10. Connecticut (23 Percent)

Connecticut closes out the bottom 10. The state's distribution is one of the most evenly spread in the survey, with 27 percent of adults in the medium-low quartile and 31 percent in the lowest quartile. Connecticut was last in the top 10 in Pew's 2014 study at fifth place, so its position has moved very little over the past decade despite the larger methodological shifts.
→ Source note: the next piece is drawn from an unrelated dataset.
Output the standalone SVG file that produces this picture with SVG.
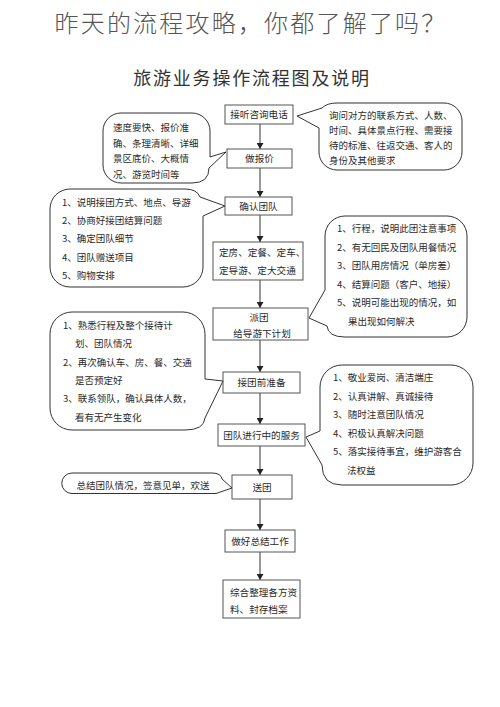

What Has Changed Since The 2014 Study
The 2014 Religious Landscape Study put four New England states at the bottom of the table: New Hampshire and Massachusetts tied at 33 percent highly religious, Vermont and Maine tied at 34 percent. Those numbers cannot be read alongside the current 13-to-17 percent range, because Pew changed survey methods between studies. What can be said is that the ranking of states has been remarkably stable across three decades. New England has occupied the bottom 10 in every Pew survey, and the South has occupied the top.
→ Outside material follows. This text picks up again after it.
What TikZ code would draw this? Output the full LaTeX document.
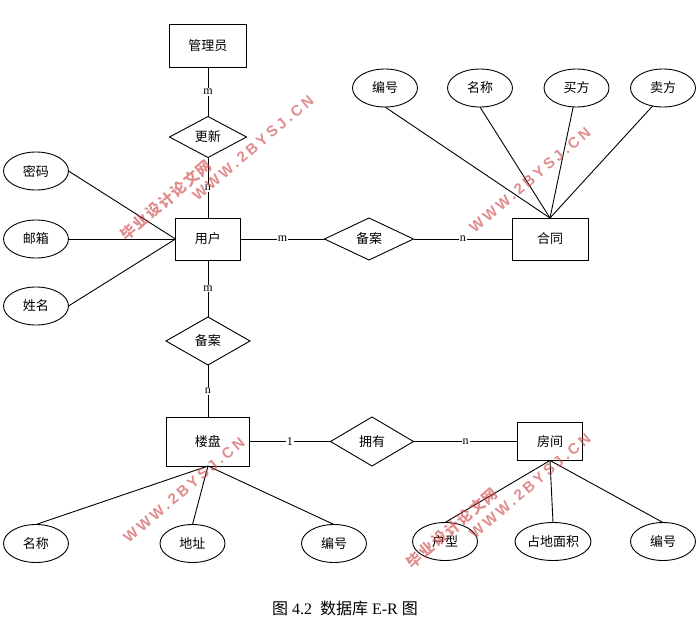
\documentclass[tikz,border=0pt]{standalone}
\usepackage{fontspec}
\setmainfont{Liberation Serif}
\newfontfamily\cjk{Noto Sans CJK SC}
\newfontfamily\stampfont[LetterSpace=21]{Liberation Sans}
\newfontfamily\stampcjk[LetterSpace=10]{Noto Sans CJK SC}
\usepackage{tikz}
\usetikzlibrary{shapes}
\definecolor{stampred}{RGB}{205,70,70}

\begin{document}
\begin{tikzpicture}[node distance=100pt,line width=0.9pt]

	\tikzstyle{entity}=[rectangle,draw=black,inner sep=0pt,outer sep=0pt,font=\fontsize{13}{15}\selectfont\cjk]
	\tikzstyle{relation}=[diamond,draw=black,inner sep=0pt,outer sep=0pt,font=\fontsize{13}{15}\selectfont\cjk]
	\tikzstyle{attrib}=[ellipse,draw=black,inner sep=0pt,outer sep=0pt,minimum width=65pt,minimum height=38pt,font=\fontsize{13}{15}\selectfont\cjk]
	\tikzstyle{card}=[fill=white,inner sep=1pt,font=\fontsize{12}{13}\selectfont]
	\tikzstyle{stamp}=[rotate=40.5,text=stampred,text opacity=0.62,font=\fontsize{15}{17}\selectfont\bfseries\stampfont]
	\tikzstyle{stampzh}=[rotate=40.5,text=stampred,text opacity=0.62,font=\fontsize{15}{17}\selectfont\bfseries\stampcjk]

	\path [use as bounding box] (-208pt,239pt) rectangle (491pt,-391pt);

	% user side
	\node [entity,minimum width=65pt,minimum height=42pt] (user) {用户};
	\node [entity,minimum width=77pt,minimum height=43pt] (admin) [above of=user,node distance=193pt] {管理员};
	\node [relation,minimum width=77pt,minimum height=41pt] (update) [above of=user,node distance=102pt] {更新}
		edge node [card] {m} (admin)
		edge node [card] {n} (user);

	\node [attrib] (pwd) [left of=user,node distance=172pt,yshift=68pt] {密码};
	\node [attrib] (mail) [left of=user,node distance=172pt] {邮箱};
	\node [attrib] (uname) [left of=user,node distance=172pt,yshift=-67pt] {姓名};
	\draw (pwd.east) -- (user.west);
	\draw (mail.east) -- (user.west);
	\draw (uname.east) -- (user.west);

	% contract side
	\node [relation,minimum width=89pt,minimum height=42pt] (sign) [right of=user,node distance=161pt] {备案}
		edge node [card] {m} (user);
	\node [entity,minimum width=76pt,minimum height=42pt] (contract) [right of=sign,node distance=181pt] {合同}
		edge node [card] {n} (sign);

	\node [attrib] (cno) [above of=contract,node distance=151pt,xshift=-165pt] {编号};
	\node [attrib] (cname) [above of=contract,node distance=151pt,xshift=-70pt] {名称};
	\node [attrib] (buyer) [above of=contract,node distance=151pt,xshift=26.5pt] {买方};
	\node [attrib] (seller) [above of=contract,node distance=151pt,xshift=113pt] {卖方};
	\draw (cno.south) -- (contract.north);
	\draw (cname.south) -- (contract.north);
	\draw (buyer.260) -- (contract.north);
	\draw (seller.240) -- (contract.north);

	% estate side
	\node [relation,minimum width=84pt,minimum height=48pt] (file) [below of=user,node distance=102pt] {备案}
		edge node [card] {m} (user);
	\node [entity,minimum width=83pt,minimum height=49pt] (estate) [below of=file,node distance=100.5pt] {楼盘}
		edge node [card] {n} (file);
	\node [relation,minimum width=83pt,minimum height=49pt] (own) [right of=estate,node distance=164pt] {拥有}
		edge node [card] {1} (estate);
	\node [entity,minimum width=65pt,minimum height=38pt] (room) [right of=own,node distance=178pt] {房间}
		edge node [card] {n} (own);

	\node [attrib] (ename) [below of=estate,node distance=102pt,xshift=-172pt] {名称};
	\node [attrib] (addr) [below of=estate,node distance=102pt,xshift=-15.5pt] {地址};
	\node [attrib] (eno) [below of=estate,node distance=102pt,xshift=126pt] {编号};
	\draw (ename.north) -- (estate.south);
	\draw (addr.north) -- (estate.south);
	\draw (eno.north) -- (estate.south);

	\node [attrib] (rtype) [below of=room,node distance=100pt,xshift=-105pt] {户型};
	\node [attrib,minimum width=76pt] (area) [below of=room,node distance=100pt,xshift=3pt] {占地面积};
	\node [attrib] (rno) [below of=room,node distance=100pt,xshift=113pt] {编号};
	\draw (rtype.north) -- (room.south);
	\draw (area.north) -- (room.south);
	\draw (rno.north) -- (room.south);

	% caption
	\node (caption) at (137pt,-369pt) {\fontsize{16}{18}\selectfont{\cjk 图} 4.2\ \ {\cjk 数据库} E-R {\cjk 图}};

	% watermark
	\node [stamp] (www1) at (45pt,91pt) {WWW.2BYSJ.CN};
	\node [stamp] (www2) at (322pt,59pt) {WWW.2BYSJ.CN};
	\node [stamp] (www3) at (-24pt,-251pt) {WWW.2BYSJ.CN};
	\node [stamp] (www4) at (322pt,-247pt) {WWW.2BYSJ.CN};
	\node [stampzh] (site1) at (-42pt,39pt) {毕业设计论文网};
	\node [stampzh] (site2) at (244pt,-289pt) {毕业设计论文网};
\end{tikzpicture}
\end{document}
What has changed at the national level: the religiously unaffiliated share of the U.S. adult population has stabilized. For the first time in decades, Pew finds the unaffiliated share essentially unchanged since 2019, at 29 percent. The Christian share of the population (62 percent) has also stabilized after years of decline. Pew notes that the leveling-off may be temporary, since younger adults remain markedly less religious than older ones: 35 percent of U.S. adults have switched religions since childhood, with net gains for the unaffiliated and net losses for Christianity.
Seven states (New Hampshire, Massachusetts, Utah, Wisconsin, Missouri, Montana, and Pennsylvania) showed the largest growth in religious unaffiliation between 2007 and 2024. The biggest single jump was in New Hampshire (27 percent to 48 percent unaffiliated), followed by Massachusetts (17 percent to 37 percent). Utah's jump (16 percent to 34 percent) is notable for a state that remains heavily Latter-day Saint.
All 50 States Ranked By Religiousness
The table below ranks all 50 states by the percentage of adults Pew classifies as highly religious. Lower percentages indicate less religious states. Ties share a rank. The District of Columbia, which is not a state, would slot in at 18 percent, between Maine and Nevada or Oregon.
| Rank | State | % Highly Religious |
|---|---|---|
| 1 | Vermont | 13% |
| 2 | New Hampshire | 15% |
| 3 | Maine | 17% |
| 4 | Nevada | 19% |
| 4 | Oregon | 19% |
| 6 | Massachusetts | 20% |
| 7 | Hawaii | 21% |
| 7 | Iowa | 21% |
| 9 | Rhode Island | 22% |
| 10 | Connecticut | 23% |
| 11 | California | 24% |
| 11 | Colorado | 24% |
| 13 | New York | 25% |
| 13 | Washington | 25% |
| 15 | Alaska | 26% |
| 15 | Pennsylvania | 26% |
| 17 | Arizona | 27% |
| 17 | Maryland | 27% |
| 17 | Minnesota | 27% |
| 17 | Wisconsin | 27% |
| 21 | Ohio | 28% |
| 22 | Delaware | 29% |
| 22 | New Jersey | 29% |
| 22 | West Virginia | 29% |
| 25 | Florida | 30% |
| 25 | Michigan | 30% |
| 25 | Nebraska | 30% |
| 28 | Illinois | 31% |
| 28 | Wyoming | 31% |
| 30 | Missouri | 33% |
| 30 | Montana | 33% |
| 32 | New Mexico | 34% |
| 33 | Virginia | 35% |
| 34 | Indiana | 36% |
| 34 | Texas | 36% |
| 36 | Idaho | 37% |
| 36 | Kentucky | 37% |
| 38 | Georgia | 38% |
| 38 | Kansas | 38% |
| 38 | North Dakota | 38% |
| 38 | Oklahoma | 38% |
| 42 | Alabama | 40% |
| 42 | Arkansas | 40% |
| 44 | North Carolina | 41% |
| 45 | Utah | 42% |
| 46 | Tennessee | 44% |
| 47 | Louisiana | 45% |
| 47 | South Dakota | 45% |
| 49 | South Carolina | 46% |
| 50 | Mississippi | 50% |
Source: Pew Research Center, 2023-24 Religious Landscape Study. Survey conducted July 17, 2023 to March 4, 2024, among a nationally representative sample of 36,908 U.S. adults. National margin of error is plus or minus 0.8 percentage points; state-level margins range from plus or minus 2.4 to plus or minus 8.1 points.